Handwriting Recognition

Our project implements a handwriting recognition system. Our system is made of a hierarchical multiclass SVM based classifier which tries to classify each of the input letters by itself.

Abstract
Our project implements a handwriting recognition system. Our system is made of a hierarchical multi-class SVM based classifier which tries to classify each of the input letters by itself. And a dictionary comparison system which checks classified words against a dictionary file to see if such words exist. The presence of a word in the dictionary implies a high probability of correct classification. If the word is not in the dictionary then the system tries to correct the classification so that it would match a word from the dictionary.
We use a new kernel function in our SVM binary classifiers which takes into account the exact way/direction in which the letters were written. This way we try to train a classifier per writer because each writer has his unique way of writing the different letters.

 

The problem
The main problem is to read raw handwritten text from input devices such as digital pen, touch pad or mouse and convert it to a digital form that can be further processed, analyzed and stored by computer programs such as text editors.
In modern computer application there is a need for handwriting recognition tools as it is not convenient to use traditional keyboard with devices like pocket pcs, tablet pcs and laptops.

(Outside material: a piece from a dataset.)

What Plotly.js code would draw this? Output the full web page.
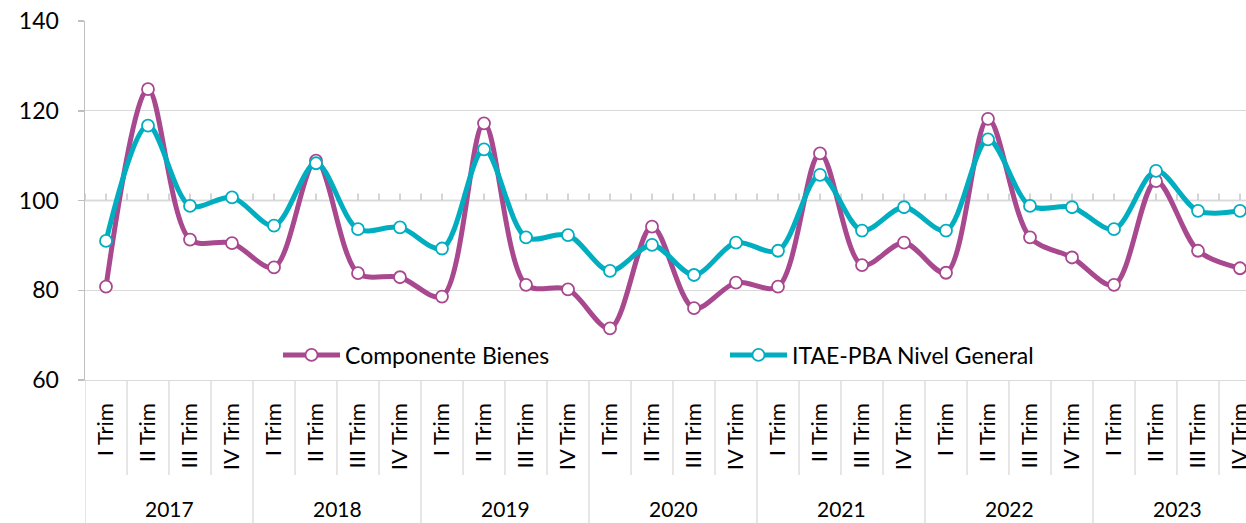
<!DOCTYPE html>
<html>
<head>
<meta charset="utf-8">
<script src="https://cdn.plot.ly/plotly-3.0.1.min.js"></script>
<style>html,body{margin:0;padding:0;background:#fff;overflow:hidden}#chart{width:1246px;height:523px}</style>
</head>
<body>
<div id="chart"></div>
<script>
const years = ["2017","2018","2019","2020","2021","2022","2023"];
const quarters = ["I Trim","II Trim","III Trim","IV Trim"];
const componenteBienes = [
  80.8,124.8,91.3,90.5,
  85.1,108.9,83.8,82.9,
  78.6,117.2,81.2,80.2,
  71.5,94.2,76.0,81.7,
  80.8,110.5,85.6,90.6,
  83.9,118.2,91.8,87.3,
  81.2,104.3,88.8,84.9
];
const itaeNivelGeneral = [
  91.0,116.7,98.8,100.7,
  94.4,108.3,93.6,94.0,
  89.3,111.4,91.8,92.3,
  84.3,90.1,83.4,90.6,
  88.8,105.7,93.3,98.5,
  93.3,113.6,98.8,98.5,
  93.6,106.6,97.7,97.7
];
const seriesNames = ["Componente Bienes","ITAE-PBA Nivel General"];
const colors = ["#A8488F","#00AEC0"];

const labels = [];
years.forEach(y => quarters.forEach(q => labels.push(q)));
const xIdx = labels.map((_, i) => i);
const n = labels.length;

const FONT = "Lato, 'Liberation Sans', sans-serif";

function trace(name, vals, color) {
  return {
    x: xIdx, y: vals, name: name, type: "scatter", mode: "lines+markers",
    line: {color: color, width: 5, shape: "spline", smoothing: 0.9},
    marker: {size: 12, color: "#ffffff", line: {color: color, width: 1.8}},
    cliponaxis: false
  };
}

const data = [
  trace(seriesNames[0], componenteBienes, colors[0]),
  trace(seriesNames[1], itaeNivelGeneral, colors[1])
];

const plotH = 359;
const shapes = [];
for (let k = 0; k <= n; k++) {
  const isYear = (k % 4 === 0);
  shapes.push({
    type: "line", xref: "x", yref: "paper",
    x0: k - 0.5, x1: k - 0.5, y0: 0, y1: isYear ? -143 / plotH : -95 / plotH,
    line: {color: "#d9d9d9", width: 1.3}, layer: "below"
  });
}
for (let k = 0; k <= 2 * n; k++) {
  shapes.push({
    type: "line", xref: "x", yref: "y", ysizemode: "pixel", yanchor: 100,
    x0: k / 2 - 0.5, x1: k / 2 - 0.5, y0: 0, y1: 7,
    line: {color: "#bfbfbf", width: 1.3}, layer: "below"
  });
}
shapes.push({type: "line", xref: "paper", yref: "y", x0: 0, x1: 1, y0: 100, y1: 100,
  line: {color: "#bfbfbf", width: 1.5}, layer: "below"});

const annotations = years.map((y, i) => ({
  text: y, xref: "x", yref: "paper", x: 4 * i + 1.5, y: -128 / plotH,
  showarrow: false, yanchor: "middle", xanchor: "center",
  font: {family: FONT, size: 21, color: "#000"}
}));

const layout = {
  width: 1246, height: 523,
  margin: {l: 85, r: 0, t: 21, b: 143},
  paper_bgcolor: "#fff", plot_bgcolor: "#fff",
  font: {family: FONT, size: 22, color: "#000"},
  showlegend: true,
  legend: {
    orientation: "h", x: (283 - 85 - 5) / 1161, xanchor: "left",
    y: 25 / plotH, yanchor: "middle",
    itemwidth: 57, entrywidth: 375, bgcolor: "rgba(0,0,0,0)",
    font: {family: FONT, size: 23, color: "#000"}
  },
  xaxis: {
    range: [-0.5, (1246 - 85) / 42 - 0.5],
    tickvals: xIdx, ticktext: labels, tickangle: -90,
    ticks: "", showgrid: false, zeroline: false,
    showline: true, linecolor: "#d9d9d9", linewidth: 1.3,
    tickfont: {family: FONT, size: 22, color: "#000"},
    ticklabelstandoff: 13, ticklabeloverflow: "allow", fixedrange: true
  },
  yaxis: {
    range: [60, 140], dtick: 20, tick0: 60,
    showgrid: true, gridcolor: "#d9d9d9", gridwidth: 1.3,
    zeroline: false, showline: true, linecolor: "#bfbfbf", linewidth: 1.5,
    ticks: "outside", ticklen: 6, tickcolor: "#bfbfbf", tickwidth: 1.5,
    tickfont: {family: FONT, size: 23, color: "#000"},
    ticklabelstandoff: 14, fixedrange: true
  },
  shapes: shapes,
  annotations: annotations
};

Plotly.newPlot("chart", data, layout, {displayModeBar: false, staticPlot: true});
</script>
</body>
</html>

A robust handwriting recognition system that is well fit to a specific user is a convent solution to those problems.
Therefore there is need for an online, fast, robust and user friendly handwriting recognition system.

 

The solution
The data input source we used is a touch pad with a digital pen. We used a special input program we have developed to store the input data. The program stored the order in which the pixels that draw the letters. The order of the input of the pixels in each letter is very important for the core of our classifiers.
We have created a multiclass classifier which classified each input letter to its correspondent class from the letters a-z. The multiclass classifier is built of a set of 26 binary classifiers. Each binary classifier is a Support Vector Machine classifier (SVM) and is capable of separating its input examples to two groups according to its training set data. The core of the SVM is the kernel function. This function is actually a kind of distance measure between two examples. The kernel function we used is the Dynamic Time Warp (DTW) which finds a minimal distance between two input letters. When distance is defined by scanning both letters from their first pixel and each step advancing one pixel in each of the letters, or one pixel in only one letter until we reach the end of the two letters. Each step we accumulate the distance between the two current pixels.
After creating the multiclass classifier we use another set of input examples to find common misclassifications between letters. Such could be for example between ‘a’ and ‘u’, or ‘i’ and ‘l’. A matrix with this information is formed and is called the confusion matrix (CM). From this matrix we create a hierarchical classification tree. This is our final letter domain classifier. The motivation between the creation of such tree is to use as small classifiers as possible to separate classes which are similar (high confusion measure). The way this is done is by joining similar classes from bottom up. We find the two most similar classes and join them until we are left with only one class. Each joining means creating a classifier to separate the two classes. When the tree is complete we use it from the tree root to decide the classification path in the tree and in the end to decide which class our correct input is when we get to the tree nodes.
While creating the tree we also calculate for each classified letter the probability of it being classified correctly. This is done by multiplying the probabilities from all binary classifiers we passed on the classification path. Each binary classifier is matched with a sigmoid function that maps its output to a probability of it being correct. The sigmoid is calculated during the construction phase using subset of the learning set not yet used.
To check that the classifications went without errors we check each classified word against a word list. If the word is in that list we assume it was classified correctly. If it wasn’t we assume it wasn’t classified correctly and we wish to fix it. To fix the word we choose the letter from the word which has the least probability to be classified correctly and replace it with a wildcard ( ‘.’ or *). We search for the template in the wordlist and if matching words are found we choose one of them according to a predetermined rule or let the user to choose from the list.

 

Tools
In our project we used the following input devices:
AIPTEK Hyper Pen 8000u cordless pc tablet

Software development tools:
Matlab 6.5
Visual Studio .NET
Visual C++ 6.0

Additinal tools:
SVMlight by Thorsten Joachims
egrep by GNU

 

Conclusions
We achieved very high accuracy results using our classifier system. Adding the dictionary and the probability measure raised the accuracy to up to 100% in some cases. In other cases where the text contained words which do not appear in the wordlist the effect of the dictionary was the opposite. The error rate increased. There are many ways in which the system we built could be improved to produce even better results. The whole system could be up scaled, meaning more features per letter and more letters in the training set. Also the probability measure function fitting algorithm should be improved to produce more accurate probability measures. As our system is fit to a specific group of users it requires smaller learning set than a system that tries to match handwriting from an arbitrary writer

 

Acknowledgment
We are grateful to our project supervisor Dori Peleg for his help and guidance throughout this work
We are also grateful to the VISL lab engineer Johanan Erez who provided us with any necessary equipment we needed, including the HyperPEN 8000 PC tablet.
Many thanks to the Ollendorff Minerva Center for supporting the project.